PROBLEM REQUIREMENTS
Please reproduce the lines of the records below from the one holding "Output the Python" through the one holding "plt.rcParams['mathtext.fontset'] = 'stix'", inclusive, skipping all pictures.

[START]

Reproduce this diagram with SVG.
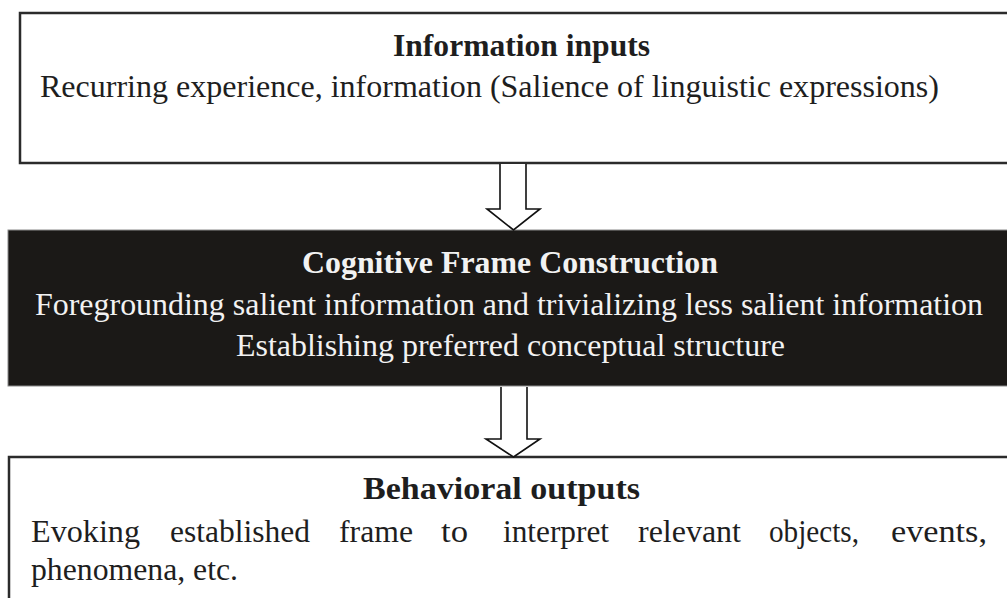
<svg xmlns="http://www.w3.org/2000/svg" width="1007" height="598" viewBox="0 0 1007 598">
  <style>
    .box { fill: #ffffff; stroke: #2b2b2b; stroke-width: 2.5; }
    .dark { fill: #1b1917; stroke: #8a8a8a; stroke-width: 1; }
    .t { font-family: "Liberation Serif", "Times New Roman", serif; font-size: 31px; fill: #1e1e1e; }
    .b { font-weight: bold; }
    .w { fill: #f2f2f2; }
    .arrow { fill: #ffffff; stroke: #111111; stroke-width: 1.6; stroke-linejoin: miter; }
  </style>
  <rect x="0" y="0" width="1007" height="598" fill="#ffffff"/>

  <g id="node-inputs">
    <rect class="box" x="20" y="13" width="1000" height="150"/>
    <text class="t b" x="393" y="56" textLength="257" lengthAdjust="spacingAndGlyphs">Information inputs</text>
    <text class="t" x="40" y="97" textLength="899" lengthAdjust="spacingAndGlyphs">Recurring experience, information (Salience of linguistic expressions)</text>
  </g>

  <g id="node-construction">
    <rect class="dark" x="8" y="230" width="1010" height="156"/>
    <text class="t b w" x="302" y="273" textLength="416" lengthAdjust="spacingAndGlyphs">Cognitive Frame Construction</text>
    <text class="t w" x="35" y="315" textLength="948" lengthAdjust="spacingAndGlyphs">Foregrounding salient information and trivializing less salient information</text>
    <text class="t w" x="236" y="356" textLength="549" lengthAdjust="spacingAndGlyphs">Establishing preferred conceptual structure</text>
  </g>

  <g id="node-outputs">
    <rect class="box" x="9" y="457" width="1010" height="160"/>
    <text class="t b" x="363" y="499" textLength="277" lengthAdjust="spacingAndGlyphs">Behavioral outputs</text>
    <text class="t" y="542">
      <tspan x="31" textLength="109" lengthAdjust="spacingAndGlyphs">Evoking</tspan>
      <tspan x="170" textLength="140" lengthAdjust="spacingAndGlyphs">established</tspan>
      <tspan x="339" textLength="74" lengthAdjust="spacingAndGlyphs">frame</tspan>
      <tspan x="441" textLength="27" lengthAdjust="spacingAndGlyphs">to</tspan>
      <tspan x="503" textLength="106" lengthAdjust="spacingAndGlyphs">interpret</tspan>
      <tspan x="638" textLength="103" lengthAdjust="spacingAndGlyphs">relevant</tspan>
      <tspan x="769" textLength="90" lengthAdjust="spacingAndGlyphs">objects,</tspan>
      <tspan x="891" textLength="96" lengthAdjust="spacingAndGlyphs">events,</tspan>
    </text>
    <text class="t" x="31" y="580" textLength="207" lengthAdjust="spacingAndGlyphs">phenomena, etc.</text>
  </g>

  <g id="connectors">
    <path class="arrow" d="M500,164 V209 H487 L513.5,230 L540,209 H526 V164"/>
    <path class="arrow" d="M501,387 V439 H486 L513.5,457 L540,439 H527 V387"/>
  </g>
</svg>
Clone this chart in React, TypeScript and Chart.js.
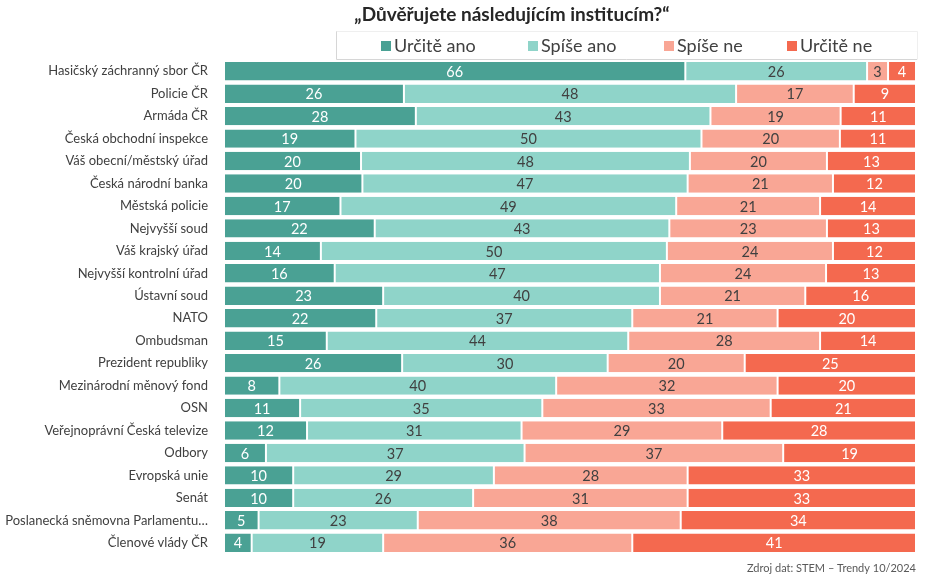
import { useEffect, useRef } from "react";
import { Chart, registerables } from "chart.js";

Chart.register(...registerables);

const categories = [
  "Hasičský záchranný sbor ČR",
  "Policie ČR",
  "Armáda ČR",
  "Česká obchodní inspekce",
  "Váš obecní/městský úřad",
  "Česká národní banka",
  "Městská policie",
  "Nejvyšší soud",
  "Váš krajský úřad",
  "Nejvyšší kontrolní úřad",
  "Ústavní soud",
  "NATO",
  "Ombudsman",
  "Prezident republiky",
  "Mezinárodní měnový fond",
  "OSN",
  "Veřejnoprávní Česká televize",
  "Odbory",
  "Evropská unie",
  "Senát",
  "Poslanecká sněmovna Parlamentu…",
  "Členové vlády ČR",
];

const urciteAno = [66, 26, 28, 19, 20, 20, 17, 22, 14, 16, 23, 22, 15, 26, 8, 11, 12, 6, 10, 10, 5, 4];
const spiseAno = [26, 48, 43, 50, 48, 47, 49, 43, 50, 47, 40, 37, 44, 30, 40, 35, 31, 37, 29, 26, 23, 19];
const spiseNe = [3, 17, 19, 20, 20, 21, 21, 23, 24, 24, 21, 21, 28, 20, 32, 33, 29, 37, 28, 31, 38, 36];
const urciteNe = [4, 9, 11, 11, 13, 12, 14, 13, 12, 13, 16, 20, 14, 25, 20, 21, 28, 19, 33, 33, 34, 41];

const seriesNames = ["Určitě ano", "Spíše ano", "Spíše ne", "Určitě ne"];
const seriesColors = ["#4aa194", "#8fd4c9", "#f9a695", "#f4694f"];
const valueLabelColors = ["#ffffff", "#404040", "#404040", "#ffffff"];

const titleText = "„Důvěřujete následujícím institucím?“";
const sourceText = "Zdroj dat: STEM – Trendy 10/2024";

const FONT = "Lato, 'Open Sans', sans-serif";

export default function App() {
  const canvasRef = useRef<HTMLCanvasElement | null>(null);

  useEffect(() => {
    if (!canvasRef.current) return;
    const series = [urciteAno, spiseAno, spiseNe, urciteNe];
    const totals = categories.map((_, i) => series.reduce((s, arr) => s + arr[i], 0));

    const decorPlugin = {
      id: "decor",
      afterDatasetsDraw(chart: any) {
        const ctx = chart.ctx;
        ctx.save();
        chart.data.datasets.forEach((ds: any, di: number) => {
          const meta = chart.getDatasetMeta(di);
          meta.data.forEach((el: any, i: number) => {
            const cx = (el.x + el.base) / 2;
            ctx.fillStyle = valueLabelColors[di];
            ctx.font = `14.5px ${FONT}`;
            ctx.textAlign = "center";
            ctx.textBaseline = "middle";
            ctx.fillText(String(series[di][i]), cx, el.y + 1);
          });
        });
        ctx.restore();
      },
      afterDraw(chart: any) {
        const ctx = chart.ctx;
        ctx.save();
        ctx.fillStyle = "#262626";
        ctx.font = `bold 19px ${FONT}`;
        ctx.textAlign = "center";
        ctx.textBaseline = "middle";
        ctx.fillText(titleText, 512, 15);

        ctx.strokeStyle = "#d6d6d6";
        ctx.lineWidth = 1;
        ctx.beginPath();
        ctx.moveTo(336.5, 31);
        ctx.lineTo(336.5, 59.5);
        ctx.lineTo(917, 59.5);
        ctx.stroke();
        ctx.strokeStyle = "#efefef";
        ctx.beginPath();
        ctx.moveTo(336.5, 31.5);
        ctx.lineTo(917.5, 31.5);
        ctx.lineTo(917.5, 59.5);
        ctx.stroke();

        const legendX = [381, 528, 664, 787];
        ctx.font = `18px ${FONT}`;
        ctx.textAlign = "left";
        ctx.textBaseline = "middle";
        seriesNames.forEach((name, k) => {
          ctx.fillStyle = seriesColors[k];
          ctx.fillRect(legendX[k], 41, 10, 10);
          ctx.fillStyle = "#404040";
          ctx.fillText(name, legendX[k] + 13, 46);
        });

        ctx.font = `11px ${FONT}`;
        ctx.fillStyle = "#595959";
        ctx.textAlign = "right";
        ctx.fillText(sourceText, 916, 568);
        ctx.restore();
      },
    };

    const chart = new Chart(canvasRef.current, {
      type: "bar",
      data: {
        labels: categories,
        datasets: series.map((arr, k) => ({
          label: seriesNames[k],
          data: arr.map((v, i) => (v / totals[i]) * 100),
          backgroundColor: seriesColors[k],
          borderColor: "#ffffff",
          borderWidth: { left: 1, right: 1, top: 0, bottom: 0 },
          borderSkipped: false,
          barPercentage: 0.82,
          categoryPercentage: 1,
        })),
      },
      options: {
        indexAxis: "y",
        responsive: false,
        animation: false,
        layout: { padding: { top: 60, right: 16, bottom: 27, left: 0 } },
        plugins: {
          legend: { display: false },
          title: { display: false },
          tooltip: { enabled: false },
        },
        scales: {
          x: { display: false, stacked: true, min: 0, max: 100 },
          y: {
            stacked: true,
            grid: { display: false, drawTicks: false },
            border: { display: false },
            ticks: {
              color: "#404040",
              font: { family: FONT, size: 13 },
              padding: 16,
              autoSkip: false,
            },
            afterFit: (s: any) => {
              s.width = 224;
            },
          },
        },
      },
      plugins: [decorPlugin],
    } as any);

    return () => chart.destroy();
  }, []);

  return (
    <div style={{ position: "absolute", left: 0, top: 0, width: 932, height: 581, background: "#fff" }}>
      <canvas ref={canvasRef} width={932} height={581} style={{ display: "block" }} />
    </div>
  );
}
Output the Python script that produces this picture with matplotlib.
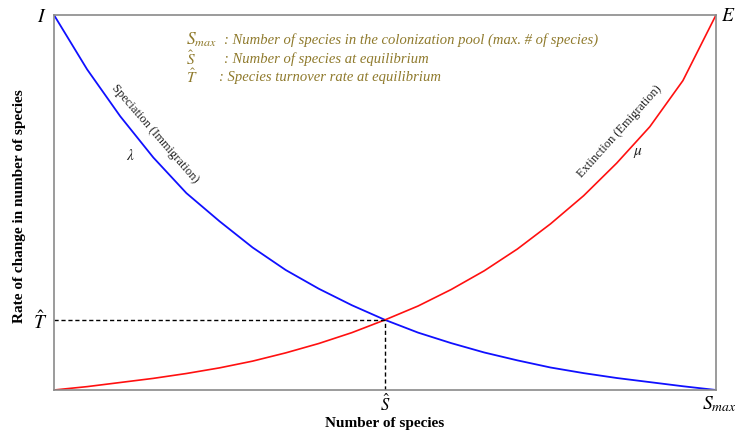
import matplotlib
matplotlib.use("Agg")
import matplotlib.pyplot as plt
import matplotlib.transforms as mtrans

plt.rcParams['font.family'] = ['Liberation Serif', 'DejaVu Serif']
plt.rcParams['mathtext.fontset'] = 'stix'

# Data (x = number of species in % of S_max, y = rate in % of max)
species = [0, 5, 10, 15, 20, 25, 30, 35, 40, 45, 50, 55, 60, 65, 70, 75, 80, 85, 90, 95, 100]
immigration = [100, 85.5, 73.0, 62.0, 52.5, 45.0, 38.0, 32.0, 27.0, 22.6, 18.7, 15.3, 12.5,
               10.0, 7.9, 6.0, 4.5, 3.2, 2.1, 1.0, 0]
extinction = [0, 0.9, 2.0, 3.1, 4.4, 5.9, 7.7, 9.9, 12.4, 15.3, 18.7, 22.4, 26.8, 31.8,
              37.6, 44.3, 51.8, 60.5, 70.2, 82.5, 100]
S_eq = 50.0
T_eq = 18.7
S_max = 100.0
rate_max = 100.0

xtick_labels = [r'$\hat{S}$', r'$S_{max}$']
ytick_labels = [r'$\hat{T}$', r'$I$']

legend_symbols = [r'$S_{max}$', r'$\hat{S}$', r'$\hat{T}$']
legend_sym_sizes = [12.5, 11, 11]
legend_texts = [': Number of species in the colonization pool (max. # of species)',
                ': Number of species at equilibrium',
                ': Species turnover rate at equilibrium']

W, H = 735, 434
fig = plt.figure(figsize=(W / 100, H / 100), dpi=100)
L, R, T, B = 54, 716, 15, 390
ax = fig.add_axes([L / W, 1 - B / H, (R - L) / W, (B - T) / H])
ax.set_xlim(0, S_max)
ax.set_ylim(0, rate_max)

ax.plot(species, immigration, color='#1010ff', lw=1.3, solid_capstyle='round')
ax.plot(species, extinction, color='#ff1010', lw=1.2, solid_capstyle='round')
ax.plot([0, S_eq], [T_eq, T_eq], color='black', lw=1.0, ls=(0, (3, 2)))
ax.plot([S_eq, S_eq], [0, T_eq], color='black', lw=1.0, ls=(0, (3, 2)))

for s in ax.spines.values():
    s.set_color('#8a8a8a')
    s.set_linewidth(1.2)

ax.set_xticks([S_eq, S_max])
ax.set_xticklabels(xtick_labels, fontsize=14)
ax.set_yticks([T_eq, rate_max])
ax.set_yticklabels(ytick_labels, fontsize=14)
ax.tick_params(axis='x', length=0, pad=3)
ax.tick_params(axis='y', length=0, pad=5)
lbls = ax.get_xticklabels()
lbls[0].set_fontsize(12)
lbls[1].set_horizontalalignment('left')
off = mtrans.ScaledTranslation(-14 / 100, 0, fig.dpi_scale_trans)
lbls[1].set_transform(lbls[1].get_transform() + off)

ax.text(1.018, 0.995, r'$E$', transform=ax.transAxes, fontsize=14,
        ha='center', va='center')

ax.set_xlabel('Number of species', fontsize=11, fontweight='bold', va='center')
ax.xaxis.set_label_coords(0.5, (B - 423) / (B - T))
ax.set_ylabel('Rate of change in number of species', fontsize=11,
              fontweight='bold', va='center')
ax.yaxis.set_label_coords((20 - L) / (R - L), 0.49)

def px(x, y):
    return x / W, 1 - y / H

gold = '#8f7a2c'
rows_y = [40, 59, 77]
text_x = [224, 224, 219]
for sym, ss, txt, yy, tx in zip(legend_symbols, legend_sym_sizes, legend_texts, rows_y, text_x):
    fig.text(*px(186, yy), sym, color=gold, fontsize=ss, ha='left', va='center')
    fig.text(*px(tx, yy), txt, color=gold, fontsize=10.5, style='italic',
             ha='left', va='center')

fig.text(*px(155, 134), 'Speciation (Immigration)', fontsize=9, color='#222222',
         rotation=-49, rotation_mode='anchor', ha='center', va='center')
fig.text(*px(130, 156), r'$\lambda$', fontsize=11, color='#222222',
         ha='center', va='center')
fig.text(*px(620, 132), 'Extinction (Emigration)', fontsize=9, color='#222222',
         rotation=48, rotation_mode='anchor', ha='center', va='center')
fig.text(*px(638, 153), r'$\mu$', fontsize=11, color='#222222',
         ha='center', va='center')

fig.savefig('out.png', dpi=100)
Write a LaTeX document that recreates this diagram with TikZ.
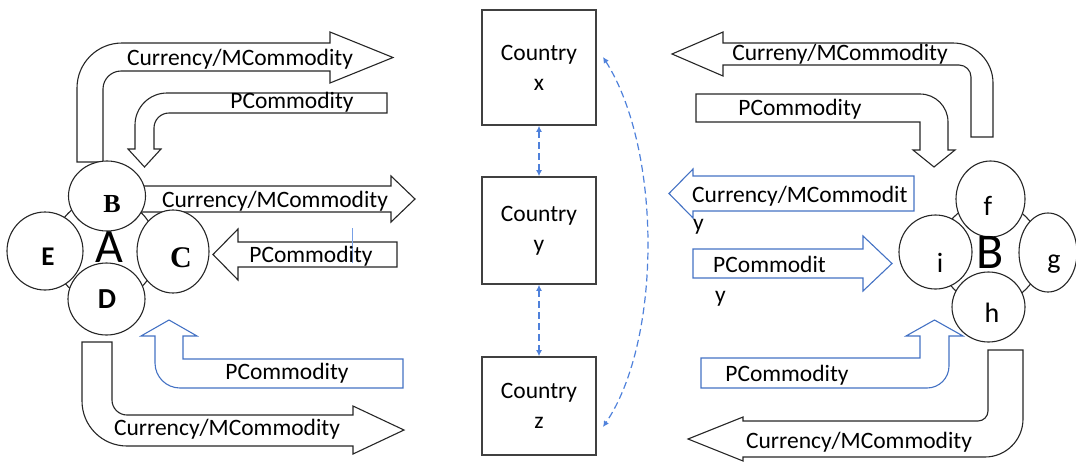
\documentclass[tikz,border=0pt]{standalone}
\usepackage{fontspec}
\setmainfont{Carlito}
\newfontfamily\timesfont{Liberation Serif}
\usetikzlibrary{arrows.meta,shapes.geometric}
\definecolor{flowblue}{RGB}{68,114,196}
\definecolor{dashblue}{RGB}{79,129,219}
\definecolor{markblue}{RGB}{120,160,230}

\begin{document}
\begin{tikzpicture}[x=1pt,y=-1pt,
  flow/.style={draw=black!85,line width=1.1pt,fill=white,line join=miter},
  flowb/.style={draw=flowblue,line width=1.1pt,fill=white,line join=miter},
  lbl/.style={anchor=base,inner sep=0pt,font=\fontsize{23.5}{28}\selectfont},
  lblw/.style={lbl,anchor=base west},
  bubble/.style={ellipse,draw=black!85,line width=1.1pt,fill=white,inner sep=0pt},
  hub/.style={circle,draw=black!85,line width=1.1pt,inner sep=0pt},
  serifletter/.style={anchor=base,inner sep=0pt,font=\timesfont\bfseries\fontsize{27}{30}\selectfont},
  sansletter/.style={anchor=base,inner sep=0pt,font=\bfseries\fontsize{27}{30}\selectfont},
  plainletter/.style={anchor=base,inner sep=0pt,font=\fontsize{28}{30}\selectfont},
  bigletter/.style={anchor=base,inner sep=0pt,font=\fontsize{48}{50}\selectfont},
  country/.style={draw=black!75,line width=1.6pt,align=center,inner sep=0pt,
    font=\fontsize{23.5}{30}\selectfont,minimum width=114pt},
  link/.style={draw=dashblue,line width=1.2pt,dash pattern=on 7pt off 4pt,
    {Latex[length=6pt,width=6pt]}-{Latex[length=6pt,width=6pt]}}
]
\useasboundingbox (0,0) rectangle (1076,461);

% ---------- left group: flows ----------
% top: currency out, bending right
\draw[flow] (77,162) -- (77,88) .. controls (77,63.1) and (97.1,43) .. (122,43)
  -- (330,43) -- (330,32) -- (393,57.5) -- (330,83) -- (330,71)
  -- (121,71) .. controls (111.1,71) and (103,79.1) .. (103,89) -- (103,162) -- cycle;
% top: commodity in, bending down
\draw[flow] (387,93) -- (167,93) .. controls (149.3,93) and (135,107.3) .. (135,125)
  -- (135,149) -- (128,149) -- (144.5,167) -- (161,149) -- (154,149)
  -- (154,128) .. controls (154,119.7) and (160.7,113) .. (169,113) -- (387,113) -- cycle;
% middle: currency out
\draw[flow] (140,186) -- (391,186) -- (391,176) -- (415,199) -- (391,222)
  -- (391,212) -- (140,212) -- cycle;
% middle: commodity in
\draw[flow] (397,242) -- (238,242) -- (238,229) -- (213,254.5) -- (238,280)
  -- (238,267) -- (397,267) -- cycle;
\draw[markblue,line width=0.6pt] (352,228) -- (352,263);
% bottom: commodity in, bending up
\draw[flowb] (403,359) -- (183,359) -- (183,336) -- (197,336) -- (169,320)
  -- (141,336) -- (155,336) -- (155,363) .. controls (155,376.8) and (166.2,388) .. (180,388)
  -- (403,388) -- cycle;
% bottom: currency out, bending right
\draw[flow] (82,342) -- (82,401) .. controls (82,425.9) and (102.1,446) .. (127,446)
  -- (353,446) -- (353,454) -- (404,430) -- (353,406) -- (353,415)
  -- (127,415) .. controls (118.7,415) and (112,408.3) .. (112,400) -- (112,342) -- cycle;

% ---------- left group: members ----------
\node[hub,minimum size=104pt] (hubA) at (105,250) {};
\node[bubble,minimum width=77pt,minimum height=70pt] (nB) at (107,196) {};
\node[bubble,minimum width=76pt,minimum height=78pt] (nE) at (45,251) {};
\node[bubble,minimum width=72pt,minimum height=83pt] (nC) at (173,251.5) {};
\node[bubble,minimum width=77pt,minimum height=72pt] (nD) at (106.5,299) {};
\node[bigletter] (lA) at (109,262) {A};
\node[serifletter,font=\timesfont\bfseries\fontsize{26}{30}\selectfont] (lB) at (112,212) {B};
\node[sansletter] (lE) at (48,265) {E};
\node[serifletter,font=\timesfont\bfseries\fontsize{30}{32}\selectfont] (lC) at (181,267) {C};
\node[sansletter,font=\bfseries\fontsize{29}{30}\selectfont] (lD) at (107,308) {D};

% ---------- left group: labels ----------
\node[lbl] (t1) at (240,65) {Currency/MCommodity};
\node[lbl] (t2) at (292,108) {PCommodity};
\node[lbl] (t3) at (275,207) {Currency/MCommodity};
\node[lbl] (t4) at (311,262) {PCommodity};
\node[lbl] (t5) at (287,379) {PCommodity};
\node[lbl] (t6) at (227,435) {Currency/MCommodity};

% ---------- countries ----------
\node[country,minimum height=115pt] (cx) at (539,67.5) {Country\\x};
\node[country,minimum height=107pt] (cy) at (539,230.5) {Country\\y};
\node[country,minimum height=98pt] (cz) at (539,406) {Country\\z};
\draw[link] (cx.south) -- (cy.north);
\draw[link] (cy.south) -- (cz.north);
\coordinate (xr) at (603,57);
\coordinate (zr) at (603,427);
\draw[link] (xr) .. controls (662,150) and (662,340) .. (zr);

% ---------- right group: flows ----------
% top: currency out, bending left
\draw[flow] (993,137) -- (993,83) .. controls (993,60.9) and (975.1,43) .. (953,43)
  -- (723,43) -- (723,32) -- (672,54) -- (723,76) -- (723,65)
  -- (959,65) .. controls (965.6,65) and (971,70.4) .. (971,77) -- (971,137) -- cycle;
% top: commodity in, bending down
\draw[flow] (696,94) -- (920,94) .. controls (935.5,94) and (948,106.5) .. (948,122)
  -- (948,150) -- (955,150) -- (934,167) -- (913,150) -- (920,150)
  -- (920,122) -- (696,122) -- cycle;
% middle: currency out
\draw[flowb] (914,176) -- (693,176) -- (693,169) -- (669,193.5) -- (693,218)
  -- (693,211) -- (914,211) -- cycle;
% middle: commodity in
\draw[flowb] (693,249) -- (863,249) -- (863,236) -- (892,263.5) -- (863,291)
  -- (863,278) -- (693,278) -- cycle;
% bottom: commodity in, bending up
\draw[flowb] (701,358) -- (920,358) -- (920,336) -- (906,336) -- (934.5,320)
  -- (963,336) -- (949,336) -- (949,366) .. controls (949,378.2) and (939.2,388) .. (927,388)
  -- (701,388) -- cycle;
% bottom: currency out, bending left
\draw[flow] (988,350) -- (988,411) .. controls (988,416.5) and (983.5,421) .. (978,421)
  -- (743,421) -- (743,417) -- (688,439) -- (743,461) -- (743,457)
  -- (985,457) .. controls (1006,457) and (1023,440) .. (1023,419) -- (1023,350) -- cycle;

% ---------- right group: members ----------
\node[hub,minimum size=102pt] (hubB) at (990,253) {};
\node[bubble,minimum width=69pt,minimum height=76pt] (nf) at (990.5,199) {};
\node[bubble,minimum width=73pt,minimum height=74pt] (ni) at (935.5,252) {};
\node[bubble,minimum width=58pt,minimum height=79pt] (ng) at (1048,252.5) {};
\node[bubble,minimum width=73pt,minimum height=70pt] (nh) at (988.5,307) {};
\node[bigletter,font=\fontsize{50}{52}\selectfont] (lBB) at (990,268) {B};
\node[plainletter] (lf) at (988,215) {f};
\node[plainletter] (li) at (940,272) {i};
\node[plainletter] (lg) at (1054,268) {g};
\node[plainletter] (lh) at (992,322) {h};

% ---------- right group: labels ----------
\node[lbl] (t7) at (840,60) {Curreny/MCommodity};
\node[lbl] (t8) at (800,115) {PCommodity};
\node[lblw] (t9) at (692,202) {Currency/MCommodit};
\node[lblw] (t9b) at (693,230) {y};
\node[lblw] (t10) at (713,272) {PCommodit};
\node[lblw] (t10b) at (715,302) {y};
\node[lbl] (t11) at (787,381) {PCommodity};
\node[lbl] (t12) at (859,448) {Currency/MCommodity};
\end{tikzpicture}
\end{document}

[END]

IN RESPONSE
Output the Python script that produces this picture with matplotlib.
import matplotlib
matplotlib.use("Agg")
import matplotlib.pyplot as plt
import matplotlib.transforms as mtrans

plt.rcParams['font.family'] = ['Liberation Serif', 'DejaVu Serif']
plt.rcParams['mathtext.fontset'] = 'stix'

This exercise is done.